There had been a reasonable amount of suffering up until this point, especially given that Hayden’s feet weren’t much appreciating the heavy loads we were carrying. But that all seemed trivial once we began the climb. Keep in mind that this trail is labeled as primary-use by all available maps. Initially the trail was very amiable, only getting somewhat overgrown as we hit the snow line and neared the pass. The pass was beautiful, looking down into the greenery of the Middle Fork valleys. We started down, and lost the very faint trail about a mile from the top. Naturally, at this point it began snowing. We were able to find it after some searching, but it had clearly not been maintained since the 20th century. And it just kept getting worse and worse as we lost elevation, getting to a point where the remaining five miles were a hellish test of endurance and perseverance. This was only further helped by losing light, constant rain and a plethora of fresh bear sign that was only a few hours old. I’ve had more than my fair share of bushwhacking, especially along the Swan Crest on older logging roads, but the Dirtyface ‘schwack was a special sort of ruthlessness. Would not recommend to anyone, ever. And it also included a creek crossing sometime after 1 a.m. that was ripping at 20+mph and would have been insta-death if we slipped. We crashed down to the Middle Fork sometime after 3 a.m., soaked to the bone, to find a sloping cobble bar to set up a shelter and shiver bivy for the night.
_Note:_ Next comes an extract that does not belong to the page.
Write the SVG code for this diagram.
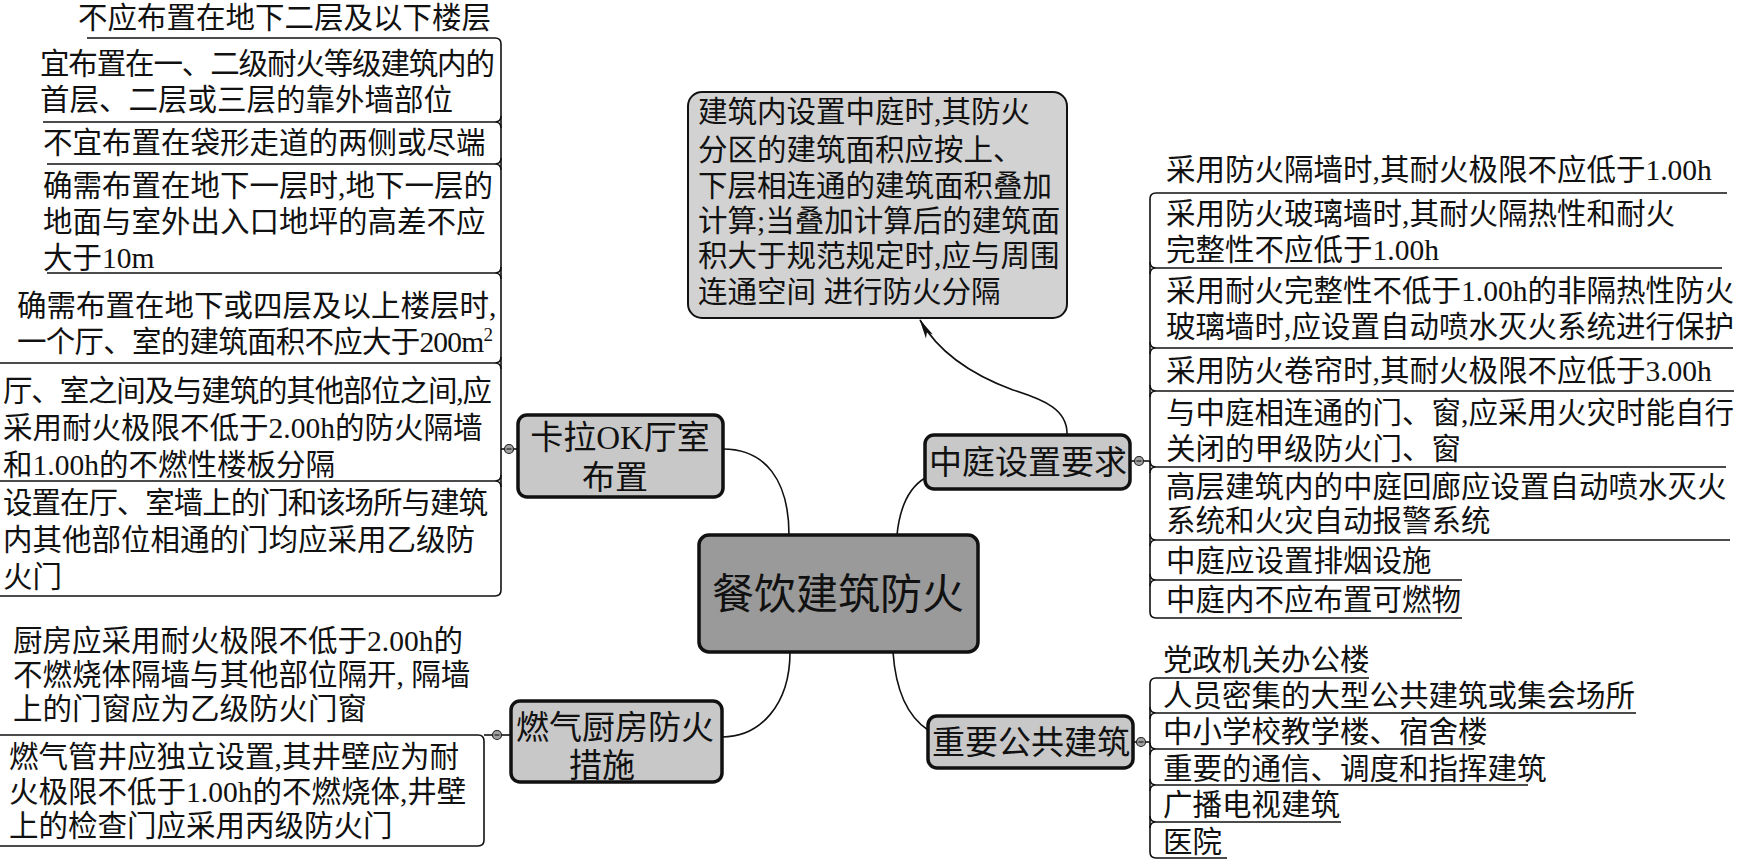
<svg xmlns="http://www.w3.org/2000/svg" width="1741" height="863" viewBox="0 0 1741 863">
<defs>
<style>
.t{font-family:"Liberation Serif","Noto Sans CJK SC",serif;font-size:29.5px;fill:#111}
.n1{font-size:33px}
.n0{font-size:42px}
.ln{fill:none;stroke:#111;stroke-width:1.6}
.cn{fill:none;stroke:#111;stroke-width:1.6}
.b1{fill:#c8c8c8;stroke:#111;stroke-width:3.5}
.b0{fill:#9a9a9a;stroke:#111;stroke-width:3.5}
.bn{fill:#d2d2d2;stroke:#111;stroke-width:2}
.dot{fill:#a0a0a0;stroke:#222;stroke-width:1.2}
.mn{stroke:#333;stroke-width:1.4}
</style>
<marker id="arr" viewBox="0 0 20 10" refX="19" refY="5" markerWidth="20" markerHeight="10" markerUnits="userSpaceOnUse" orient="auto">
<path d="M0,1 L20,5 L0,9 L5,5 Z" fill="#111"/>
</marker>
</defs>
<rect width="1741" height="863" fill="#fff"/>

<g id="connectors">
<path class="cn" d="M789,535 C789,480 765,449 723,449"/>
<path class="cn" d="M897,535 C900,505 910,487 925,478"/>
<path class="cn" d="M790,652 C790,705 760,737 722,737"/>
<path class="cn" d="M893,652 C896,695 910,718 928,730"/>
<path class="cn" d="M1067,435 C1068,410 1045,400 1013,390 C975,376 940,355 920,320" marker-end="url(#arr)"/>
<!-- left bracket group -->
<path class="ln" d="M87,38 H495 Q501,38 501,44 V590 Q501,596 495,596 H0"/>
<path class="ln" d="M43,122 H495 Q501,122 501,116 M495,122 Q501,122 501,128"/>
<path class="ln" d="M47,164 H495 Q501,164 501,158 M495,164 Q501,164 501,170"/>
<path class="ln" d="M47,273 H495 Q501,273 501,267 M495,273 Q501,273 501,279"/>
<path class="ln" d="M0,363 H495 Q501,363 501,357 M495,363 Q501,363 501,369"/>
<path class="ln" d="M0,481 H495 Q501,481 501,475 M495,481 Q501,481 501,487"/>
<path class="ln" d="M501,449 H518"/>
<!-- lower left group -->
<path class="ln" d="M0,735 H478 Q484,735 484,741 V840 Q484,846 478,846 H0"/>
<path class="ln" d="M484,735 H511"/>
<!-- right group -->
<path class="ln" d="M1727,193 H1156 Q1150,193 1150,199 V612 Q1150,618 1156,618 H1462"/>
<path class="ln" d="M1722,268 H1156 Q1150,268 1150,262 M1156,268 Q1150,268 1150,274"/>
<path class="ln" d="M1733,348 H1156 Q1150,348 1150,342 M1156,348 Q1150,348 1150,354"/>
<path class="ln" d="M1734,391 H1156 Q1150,391 1150,385 M1156,391 Q1150,391 1150,397"/>
<path class="ln" d="M1726,467 H1156 Q1150,467 1150,461 M1156,467 Q1150,467 1150,473"/>
<path class="ln" d="M1730,540 H1156 Q1150,540 1150,534 M1156,540 Q1150,540 1150,546"/>
<path class="ln" d="M1462,580 H1156 Q1150,580 1150,574 M1156,580 Q1150,580 1150,586"/>
<path class="ln" d="M1130,461 H1150"/>
<!-- bottom right group -->
<path class="ln" d="M1369,678 H1156 Q1150,678 1150,684 V852 Q1150,858 1156,858 H1227"/>
<path class="ln" d="M1636,713 H1156 Q1150,713 1150,707 M1156,713 Q1150,713 1150,719"/>
<path class="ln" d="M1474,749 H1156 Q1150,749 1150,743 M1156,749 Q1150,749 1150,755"/>
<path class="ln" d="M1528,785 H1156 Q1150,785 1150,779 M1156,785 Q1150,785 1150,791"/>
<path class="ln" d="M1341,822 H1156 Q1150,822 1150,816 M1156,822 Q1150,822 1150,828"/>
<path class="ln" d="M1133,742 H1150"/>
<!-- collapse dots -->
<circle class="dot" cx="509" cy="449" r="4.5"/><path class="mn" d="M506.5,449 H511.5"/>
<circle class="dot" cx="497" cy="735" r="4.5"/><path class="mn" d="M494.5,735 H499.5"/>
<circle class="dot" cx="1139" cy="461" r="4.5"/><path class="mn" d="M1136.5,461 H1141.5"/>
<circle class="dot" cx="1141" cy="742" r="4.5"/><path class="mn" d="M1138.5,742 H1143.5"/>
</g>

<g id="center">
<rect class="b0" x="699" y="535" width="279" height="117" rx="10"/>
<text class="t n0" x="838" y="609" text-anchor="middle">餐饮建筑防火</text>
</g>

<g id="ktv">
<rect class="b1" x="518" y="415" width="205" height="82" rx="9"/>
<text class="t n1" x="620" y="449" text-anchor="middle">卡拉OK厅室</text>
<text class="t n1" x="615" y="489" text-anchor="middle">布置</text>
</g>

<g id="atrium">
<rect class="b1" x="925" y="435" width="205" height="54" rx="9"/>
<text class="t n1" x="1028" y="474" text-anchor="middle">中庭设置要求</text>
</g>

<g id="kitchen">
<rect class="b1" x="511" y="701" width="211" height="81" rx="9"/>
<text class="t n1" x="615" y="739" text-anchor="middle">燃气厨房防火</text>
<text class="t n1" x="602" y="777" text-anchor="middle">措施</text>
</g>

<g id="public">
<rect class="b1" x="928" y="716" width="205" height="52" rx="9"/>
<text class="t n1" x="1031" y="754" text-anchor="middle">重要公共建筑</text>
</g>

<g id="atrium-note">
<rect class="bn" x="688" y="92" width="379" height="226" rx="14"/>
<text class="t" x="698" y="122">建筑内设置中庭时,其防火</text>
<text class="t" x="698" y="160">分区的建筑面积应按上、</text>
<text class="t" x="698" y="196">下层相连通的建筑面积叠加</text>
<text class="t" x="698" y="231">计算;当叠加计算后的建筑面</text>
<text class="t" x="698" y="266">积大于规范规定时,应与周围</text>
<text class="t" x="698" y="302">连通空间 进行防火分隔</text>
</g>

<g id="ktv-items">
<text class="t" x="78" y="28">不应布置在地下二层及以下楼层</text>
<text class="t" x="40" y="74" textLength="455" lengthAdjust="spacing">宜布置在一、二级耐火等级建筑内的</text>
<text class="t" x="40" y="110">首层、二层或三层的靠外墙部位</text>
<text class="t" x="43" y="153">不宜布置在袋形走道的两侧或尽端</text>
<text class="t" x="43" y="196">确需布置在地下一层时,地下一层的</text>
<text class="t" x="43" y="232">地面与室外出入口地坪的高差不应</text>
<text class="t" x="43" y="268">大于10m</text>
<text class="t" x="17" y="316">确需布置在地下或四层及以上楼层时,</text>
<text class="t" x="17" y="352" textLength="476" lengthAdjust="spacing">一个厅、室的建筑面积不应大于200m<tspan dy="-11" font-size="19">2</tspan></text>
<text class="t" x="3" y="401" textLength="489" lengthAdjust="spacing">厅、室之间及与建筑的其他部位之间,应</text>
<text class="t" x="3" y="438">采用耐火极限不低于2.00h的防火隔墙</text>
<text class="t" x="3" y="475">和1.00h的不燃性楼板分隔</text>
<text class="t" x="3" y="513" textLength="485" lengthAdjust="spacing">设置在厅、室墙上的门和该场所与建筑</text>
<text class="t" x="3" y="550">内其他部位相通的门均应采用乙级防</text>
<text class="t" x="3" y="587">火门</text>
</g>

<g id="kitchen-items">
<text class="t" x="13" y="651">厨房应采用耐火极限不低于2.00h的</text>
<text class="t" x="13" y="685">不燃烧体隔墙与其他部位隔开, 隔墙</text>
<text class="t" x="13" y="719">上的门窗应为乙级防火门窗</text>
<text class="t" x="9" y="767">燃气管井应独立设置,其井壁应为耐</text>
<text class="t" x="9" y="802">火极限不低于1.00h的不燃烧体,井壁</text>
<text class="t" x="9" y="836">上的检查门应采用丙级防火门</text>
</g>

<g id="atrium-items">
<text class="t" x="1166" y="180">采用防火隔墙时,其耐火极限不应低于1.00h</text>
<text class="t" x="1166" y="224">采用防火玻璃墙时,其耐火隔热性和耐火</text>
<text class="t" x="1166" y="260">完整性不应低于1.00h</text>
<text class="t" x="1166" y="301">采用耐火完整性不低于1.00h的非隔热性防火</text>
<text class="t" x="1166" y="337">玻璃墙时,应设置自动喷水灭火系统进行保护</text>
<text class="t" x="1166" y="381">采用防火卷帘时,其耐火极限不应低于3.00h</text>
<text class="t" x="1166" y="423">与中庭相连通的门、窗,应采用火灾时能自行</text>
<text class="t" x="1166" y="459">关闭的甲级防火门、窗</text>
<text class="t" x="1166" y="497">高层建筑内的中庭回廊应设置自动喷水灭火</text>
<text class="t" x="1166" y="531">系统和火灾自动报警系统</text>
<text class="t" x="1166" y="571">中庭应设置排烟设施</text>
<text class="t" x="1166" y="610">中庭内不应布置可燃物</text>
</g>

<g id="public-items">
<text class="t" x="1163" y="670">党政机关办公楼</text>
<text class="t" x="1163" y="706">人员密集的大型公共建筑或集会场所</text>
<text class="t" x="1163" y="742">中小学校教学楼、宿舍楼</text>
<text class="t" x="1163" y="779">重要的通信、调度和指挥建筑</text>
<text class="t" x="1163" y="815">广播电视建筑</text>
<text class="t" x="1163" y="852">医院</text>
</g>
</svg>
We woke up the next morning, still reeling from the beatdown, to find that the river had dropped a bit, to a level that appeared a lot more manageable. So we put on, with me picking my way through the splashier sections. Eventually we made it to just above the “daily” section, where I opted to portage to avoid the class four sections. We made it to West Glacier that evening to an early campsite to ineffectively try to dry out our soaked everything and assess damages thus far. We then got up early for the seventh day, with ~65 river and lake miles remaining to the finish. The first 40 went without hiccup, albeit with some degree of tedium, until we reached the braids and meanders south of Kalispell. Admittedly I had neglected to check the gradient of this remaining section, assuming foolishly that there would be flow until just before the lake. Boy was I in for a surprise. The river effectively stops 20 miles before the lake proper. Hayden, being of sound mental standing, decided to head for the road and call it instead of enduring a nauseating amount of flat-water paddling. I however, stubbornly, was more hesitant to quit, after already traveling 230 miles. So I began paddling at 4pm, unsure how far I would get, but determined nevertheless to try until my sanity returned or I injured myself. At 8:30 I made it to the Sportsman’s Bridge just above the lake, sure that I was ready to bail. But for some reason even I cannot comprehend, I opted to descend into the sixth circle of suffering and continue the last 7.5 miles out and across the lake to Wood’s Bay FAS, arriving at ~11:10pm, after almost 25 miles of flat-water paddling.
I decided to attempt this rather ridiculous and heinous route this year as a more aesthetic variation to the direct path to the finish, having struggled to find inspiration in the face of a jungle of private property, paved roads or endless dirt road walking. Thus the idea to use the South, Middle and Main Flathead rivers as pathways to Flathead lake. Plus, I’ve wanted to do a route from Rogers Pass to West Glacier for a number of years now. ~255 miles in total; 175 miles floating and 80 on foot. This makes the fourth Bob Open I’ve completed, (including last year with my girlfriend) and also the longest route I’ve completed to date! The Open will continue to be one of my favorite trips of every year.
Long live the Open.
ps: I’ve neglected to pay for the BPL membership in the past. I am based out of Choteau, and if anyone is ever looking for a partner for some clowning, I am always looking to get out.